Robert E. Lee statue
Republicans complain about Democrat KKK members from decades past.
Every now and then a conservative commentator says they want to keep one of these statues (presumably to preserve the Republic identity because that's just the way it was).
WTF???
Charlottesville: people marching around with torches. Yeah that's a real good look.
A few people saying "that's not what the flag really means."
Duh. Oh yeah. They WANT it that way.
Granted there's prejudice everywhere, but the difference is the rest of the world doesn't wear it on their sleeves.
So sad.
Edit: plaque could say "America the beautiful, land of the Republic." There ya go.

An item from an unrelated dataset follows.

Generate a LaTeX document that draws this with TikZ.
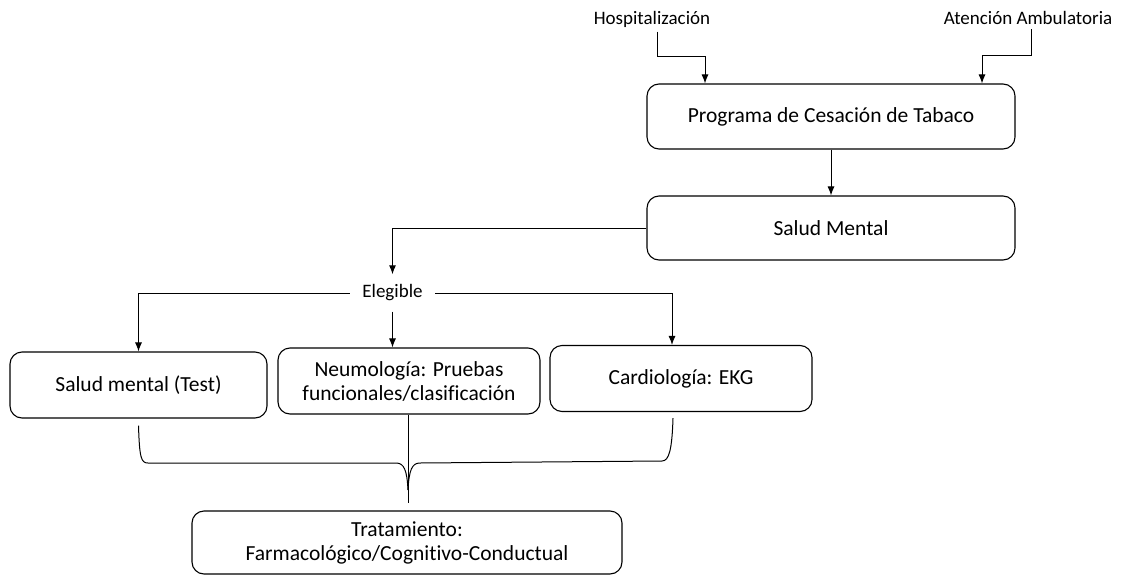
\documentclass[tikz,border=0pt]{standalone}
\usepackage{fontspec}
\setmainfont{Carlito}[Ligatures=NoCommon]
\usetikzlibrary{arrows.meta}

\begin{document}
\begin{tikzpicture}[x=1pt, y=-1pt, >={Latex[length=9pt,width=7pt]}, line width=1pt,
  caja/.style={draw, rounded corners=12pt, line width=1.1pt, align=center, inner sep=0pt, font=\fontsize{21.5}{24}\selectfont},
  etiqueta/.style={inner sep=4pt, font=\fontsize{19}{22}\selectfont}]
  \useasboundingbox (0,0) rectangle (1126,578);
  % entradas
  \node[etiqueta] (hosp) at (652,19) {Hospitalización};
  \node[etiqueta] (amb) at (1028,18) {Atención Ambulatoria};
  % cajas
  \node[caja, minimum width=368pt, minimum height=65pt] (prog) at (831,116.5) {Programa de Cesación de Tabaco};
  \node[caja, minimum width=368pt, minimum height=64pt] (salud) at (831,228) {Salud Mental};
  \node[etiqueta, inner xsep=12pt, inner ysep=10pt] (eleg) at (392.5,293) {Elegible};
  \node[caja, minimum width=257pt, minimum height=66pt] (test) at (138.5,385) {Salud mental (Test)};
  \node[caja, minimum width=262pt, minimum height=66pt] (neumo) at (409,381) {Neumología: Pruebas\\funcionales/clasificación};
  \node[caja, minimum width=262pt, minimum height=66pt] (cardio) at (681,378.5) {Cardiología: EKG};
  \node[caja, minimum width=430pt, minimum height=63pt] (trat) at (407,542.5) {Tratamiento:\\Farmacológico/Cognitivo-Conductual};
  % conectores
  \coordinate (hk) at (705,57);
  \coordinate (ak) at (982,56);
  \draw[->] ([xshift=5pt]hosp.south) |- (hk) -- (hk |- prog.north);
  \draw[->] ([xshift=3pt]amb.south) |- (ak) -- (ak |- prog.north);
  \draw[->] (prog) -- (salud);
  \draw[->] (salud.west) -| (eleg.north);
  \draw[->] (eleg.west) -| (test.north);
  \draw[->] (eleg.south) -- (eleg.south |- neumo.north);
  \draw[->] (eleg.east) -| ([xshift=-9pt]cardio.north);
  % llave hacia el tratamiento
  \coordinate (punta) at (408,490);
  \coordinate (fin) at (408,503);
  \draw ([yshift=-7pt]test.south) .. controls +(1,32) and +(-7,0) .. (148,463) -- (396,463)
    .. controls (404,463) and (407,470) .. (punta);
  \draw ([xshift=-8pt,yshift=-6pt]cardio.south) .. controls +(-1,32) and +(7,0) .. (662,461) -- (420,463)
    .. controls (412,463) and (409,470) .. (punta);
  \draw (neumo.south -| punta) -- (fin);
\end{tikzpicture}
\end{document}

You know that saying about not learning from history? Erasing it is a really good way to guarantee that forgetting it will happen. It's certainly not being taught in schools, so how will people learn it if they don't know that it should be learned? Avoiding topics because "it makes the kids sad" is BS. We have too many generations of kids who have been coddled when they should have learned about reality. It's hard to block them from the major tragic events, but past history is something that isn't learned in real time, so the way it's presented can be tailored to the age groups, to make it less traumatic. No point showing l little kids videos of people being murdered at, or the bodies being dumped into mass graves at the concentration camps, after all.
History is ugly but people should stop being afraid to learn about it- they might see that they should change their ways.
WWII is a good example of horrible events that Germany dealt with in a way that didn't paint a rosy picture of it. The link below has some good perspectives, IMO.
"For decades, Germany has taken a sober, straightforward approach to explaining its Nazi-era heritage. It has avoided sensationalizing, historical facsimiles or anything that can't be meticulously documented.
"It's an approach that's based on the idea that people shouldn't be intimidated and shocked but informed in a matter of fact, factual way," said Hans-Christian Jasch, a former government lawyer and director of the House of the Wannsee Conference Memorial and Educational Site, a villa in southwest Berlin where 15 high-ranking Nazis conceived the plan to deport and kill Jews during World War II."
"It is not always necessary to show big piles of corpses," Jasch said. "The point is not to overwhelm people with history, yet still grant them access to it." "
There are small signs Germany is more open to ways of talking about its Nazi past.
www.usatoday.com
Maybe it would be better to put the statues in a national museum and use them as an educational tool. They could put them in the "People Suck" section.